◆ Stated task
Return the material exactly, first line through the line containing "dashed_cens_s = [0.80, 0.509, 0.509, 0.306, 0.306, 0.306]", and nothing more. Pictures stay out.

◆ Data shown

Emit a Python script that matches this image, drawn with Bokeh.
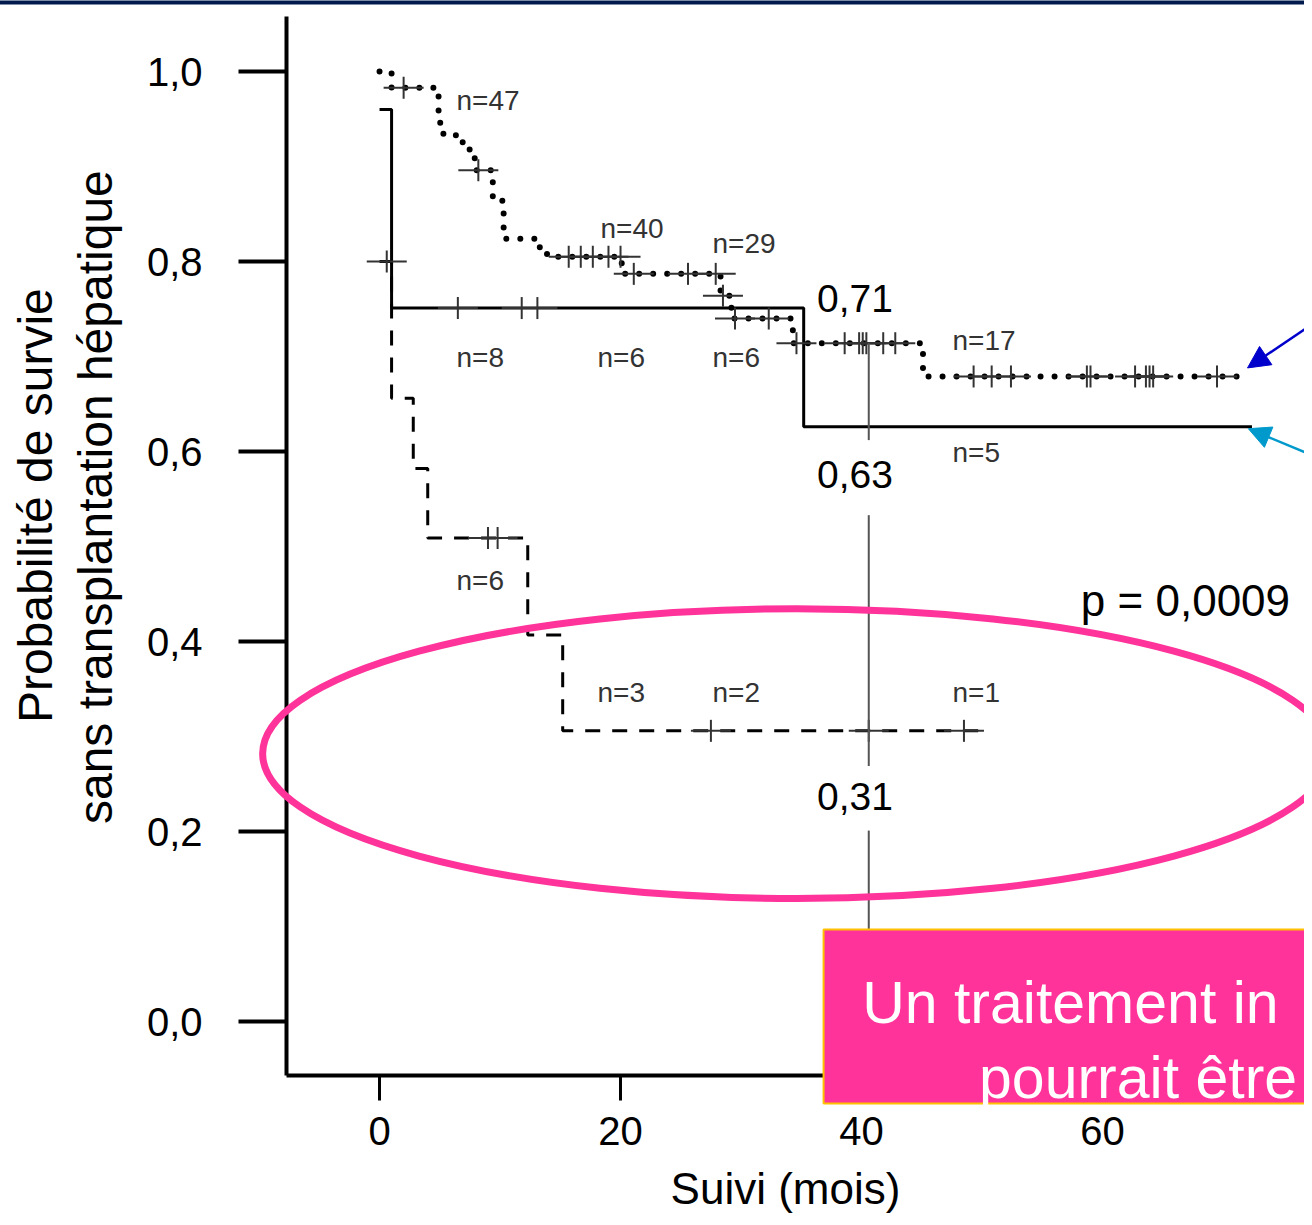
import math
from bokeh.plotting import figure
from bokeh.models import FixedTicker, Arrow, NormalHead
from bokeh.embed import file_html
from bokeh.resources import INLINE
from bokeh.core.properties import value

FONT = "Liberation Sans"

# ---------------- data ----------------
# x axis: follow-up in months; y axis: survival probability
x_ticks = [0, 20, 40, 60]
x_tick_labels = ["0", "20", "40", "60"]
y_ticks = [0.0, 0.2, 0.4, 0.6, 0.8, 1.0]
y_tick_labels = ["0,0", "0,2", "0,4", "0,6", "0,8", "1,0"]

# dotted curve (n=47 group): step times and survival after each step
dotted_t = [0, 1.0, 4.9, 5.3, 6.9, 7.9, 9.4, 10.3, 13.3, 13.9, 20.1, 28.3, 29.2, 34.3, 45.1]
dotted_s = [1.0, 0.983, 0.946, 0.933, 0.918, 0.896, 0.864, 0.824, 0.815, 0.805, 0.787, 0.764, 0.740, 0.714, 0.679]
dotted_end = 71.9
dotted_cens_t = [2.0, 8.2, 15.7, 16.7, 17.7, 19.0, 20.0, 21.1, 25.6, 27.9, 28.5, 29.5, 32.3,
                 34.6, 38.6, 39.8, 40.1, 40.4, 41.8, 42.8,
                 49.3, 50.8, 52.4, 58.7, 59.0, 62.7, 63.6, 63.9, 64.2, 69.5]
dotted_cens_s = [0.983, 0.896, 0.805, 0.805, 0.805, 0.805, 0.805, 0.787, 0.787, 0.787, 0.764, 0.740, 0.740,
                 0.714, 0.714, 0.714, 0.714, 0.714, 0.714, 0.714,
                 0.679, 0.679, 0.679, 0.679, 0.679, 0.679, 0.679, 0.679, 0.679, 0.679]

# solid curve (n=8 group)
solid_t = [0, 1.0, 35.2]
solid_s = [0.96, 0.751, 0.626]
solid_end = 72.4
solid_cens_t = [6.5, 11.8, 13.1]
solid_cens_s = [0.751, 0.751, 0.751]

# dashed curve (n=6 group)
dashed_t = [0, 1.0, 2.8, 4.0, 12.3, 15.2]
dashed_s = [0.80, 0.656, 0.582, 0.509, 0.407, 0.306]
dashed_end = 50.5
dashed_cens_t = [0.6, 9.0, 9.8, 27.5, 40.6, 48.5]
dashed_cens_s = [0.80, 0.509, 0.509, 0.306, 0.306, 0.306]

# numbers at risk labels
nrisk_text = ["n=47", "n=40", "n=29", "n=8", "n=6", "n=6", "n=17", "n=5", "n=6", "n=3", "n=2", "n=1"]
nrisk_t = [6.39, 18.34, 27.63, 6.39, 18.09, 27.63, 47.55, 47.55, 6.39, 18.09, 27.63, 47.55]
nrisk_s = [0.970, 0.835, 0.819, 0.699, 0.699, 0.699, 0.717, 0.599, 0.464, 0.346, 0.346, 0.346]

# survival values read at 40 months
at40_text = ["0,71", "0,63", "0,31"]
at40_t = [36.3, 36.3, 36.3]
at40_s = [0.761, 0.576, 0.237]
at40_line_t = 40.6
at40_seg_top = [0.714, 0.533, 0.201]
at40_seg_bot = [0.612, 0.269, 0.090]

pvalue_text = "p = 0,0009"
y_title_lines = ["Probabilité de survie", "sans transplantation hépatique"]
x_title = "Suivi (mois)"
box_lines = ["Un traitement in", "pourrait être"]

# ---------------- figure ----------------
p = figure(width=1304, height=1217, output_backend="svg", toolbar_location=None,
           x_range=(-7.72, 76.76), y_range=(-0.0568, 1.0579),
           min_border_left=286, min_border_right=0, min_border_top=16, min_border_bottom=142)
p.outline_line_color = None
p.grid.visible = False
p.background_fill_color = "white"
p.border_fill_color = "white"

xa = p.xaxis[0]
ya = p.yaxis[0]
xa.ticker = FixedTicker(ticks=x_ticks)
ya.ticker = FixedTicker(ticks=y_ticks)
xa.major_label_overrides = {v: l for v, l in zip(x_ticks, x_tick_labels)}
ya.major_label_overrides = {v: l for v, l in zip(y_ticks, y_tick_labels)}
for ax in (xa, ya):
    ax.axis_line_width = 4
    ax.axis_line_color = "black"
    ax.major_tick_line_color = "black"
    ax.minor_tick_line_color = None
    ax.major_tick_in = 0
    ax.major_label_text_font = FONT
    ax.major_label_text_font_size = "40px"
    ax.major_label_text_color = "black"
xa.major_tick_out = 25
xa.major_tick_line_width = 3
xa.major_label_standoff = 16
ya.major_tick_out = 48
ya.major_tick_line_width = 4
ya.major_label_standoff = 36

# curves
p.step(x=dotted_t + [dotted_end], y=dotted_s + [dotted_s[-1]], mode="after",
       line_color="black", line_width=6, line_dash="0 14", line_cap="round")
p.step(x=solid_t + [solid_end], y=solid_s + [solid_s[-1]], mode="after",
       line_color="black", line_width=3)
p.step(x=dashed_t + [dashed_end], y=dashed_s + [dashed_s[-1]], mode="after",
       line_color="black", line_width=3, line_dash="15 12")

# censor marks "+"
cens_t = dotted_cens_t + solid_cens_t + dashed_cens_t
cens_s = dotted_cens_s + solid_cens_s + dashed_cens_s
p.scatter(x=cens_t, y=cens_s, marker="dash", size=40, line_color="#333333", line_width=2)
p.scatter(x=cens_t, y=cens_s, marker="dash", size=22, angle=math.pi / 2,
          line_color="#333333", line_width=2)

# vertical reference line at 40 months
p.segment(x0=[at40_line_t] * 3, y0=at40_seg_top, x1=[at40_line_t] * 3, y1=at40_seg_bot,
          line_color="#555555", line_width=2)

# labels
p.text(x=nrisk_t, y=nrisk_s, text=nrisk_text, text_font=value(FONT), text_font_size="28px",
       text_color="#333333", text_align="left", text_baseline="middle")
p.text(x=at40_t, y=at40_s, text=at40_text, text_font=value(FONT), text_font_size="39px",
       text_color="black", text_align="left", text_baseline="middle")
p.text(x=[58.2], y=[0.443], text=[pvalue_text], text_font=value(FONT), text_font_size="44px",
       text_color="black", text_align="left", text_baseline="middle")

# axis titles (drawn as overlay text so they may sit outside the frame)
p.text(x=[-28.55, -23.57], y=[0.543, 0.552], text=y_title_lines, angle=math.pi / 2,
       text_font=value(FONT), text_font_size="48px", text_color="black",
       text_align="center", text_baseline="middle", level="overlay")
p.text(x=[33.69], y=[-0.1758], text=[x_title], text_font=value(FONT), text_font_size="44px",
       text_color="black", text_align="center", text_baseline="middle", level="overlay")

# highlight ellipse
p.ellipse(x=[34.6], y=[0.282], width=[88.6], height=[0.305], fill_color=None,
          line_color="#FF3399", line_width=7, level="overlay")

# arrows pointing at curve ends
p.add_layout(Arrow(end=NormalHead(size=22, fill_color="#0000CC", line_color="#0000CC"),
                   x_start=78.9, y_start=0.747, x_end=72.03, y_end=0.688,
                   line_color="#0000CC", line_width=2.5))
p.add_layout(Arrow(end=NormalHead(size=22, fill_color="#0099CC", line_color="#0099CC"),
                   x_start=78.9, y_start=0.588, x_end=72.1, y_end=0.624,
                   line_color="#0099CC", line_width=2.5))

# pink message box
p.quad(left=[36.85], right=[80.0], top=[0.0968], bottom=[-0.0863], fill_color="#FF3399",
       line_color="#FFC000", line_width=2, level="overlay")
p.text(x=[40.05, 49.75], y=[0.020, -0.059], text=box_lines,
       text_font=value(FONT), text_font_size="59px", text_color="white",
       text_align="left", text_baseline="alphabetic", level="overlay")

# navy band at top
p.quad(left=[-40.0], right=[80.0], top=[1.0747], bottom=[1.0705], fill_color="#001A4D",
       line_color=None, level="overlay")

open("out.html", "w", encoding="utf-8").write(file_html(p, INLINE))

◆ Response
Emit a Python script that matches this image, drawn with Bokeh.
import math
from bokeh.plotting import figure
from bokeh.models import FixedTicker, Arrow, NormalHead
from bokeh.embed import file_html
from bokeh.resources import INLINE
from bokeh.core.properties import value

FONT = "Liberation Sans"

# ---------------- data ----------------
# x axis: follow-up in months; y axis: survival probability
x_ticks = [0, 20, 40, 60]
x_tick_labels = ["0", "20", "40", "60"]
y_ticks = [0.0, 0.2, 0.4, 0.6, 0.8, 1.0]
y_tick_labels = ["0,0", "0,2", "0,4", "0,6", "0,8", "1,0"]

# dotted curve (n=47 group): step times and survival after each step
dotted_t = [0, 1.0, 4.9, 5.3, 6.9, 7.9, 9.4, 10.3, 13.3, 13.9, 20.1, 28.3, 29.2, 34.3, 45.1]
dotted_s = [1.0, 0.983, 0.946, 0.933, 0.918, 0.896, 0.864, 0.824, 0.815, 0.805, 0.787, 0.764, 0.740, 0.714, 0.679]
dotted_end = 71.9
dotted_cens_t = [2.0, 8.2, 15.7, 16.7, 17.7, 19.0, 20.0, 21.1, 25.6, 27.9, 28.5, 29.5, 32.3,
                 34.6, 38.6, 39.8, 40.1, 40.4, 41.8, 42.8,
                 49.3, 50.8, 52.4, 58.7, 59.0, 62.7, 63.6, 63.9, 64.2, 69.5]
dotted_cens_s = [0.983, 0.896, 0.805, 0.805, 0.805, 0.805, 0.805, 0.787, 0.787, 0.787, 0.764, 0.740, 0.740,
                 0.714, 0.714, 0.714, 0.714, 0.714, 0.714, 0.714,
                 0.679, 0.679, 0.679, 0.679, 0.679, 0.679, 0.679, 0.679, 0.679, 0.679]

# solid curve (n=8 group)
solid_t = [0, 1.0, 35.2]
solid_s = [0.96, 0.751, 0.626]
solid_end = 72.4
solid_cens_t = [6.5, 11.8, 13.1]
solid_cens_s = [0.751, 0.751, 0.751]

# dashed curve (n=6 group)
dashed_t = [0, 1.0, 2.8, 4.0, 12.3, 15.2]
dashed_s = [0.80, 0.656, 0.582, 0.509, 0.407, 0.306]
dashed_end = 50.5
dashed_cens_t = [0.6, 9.0, 9.8, 27.5, 40.6, 48.5]
dashed_cens_s = [0.80, 0.509, 0.509, 0.306, 0.306, 0.306]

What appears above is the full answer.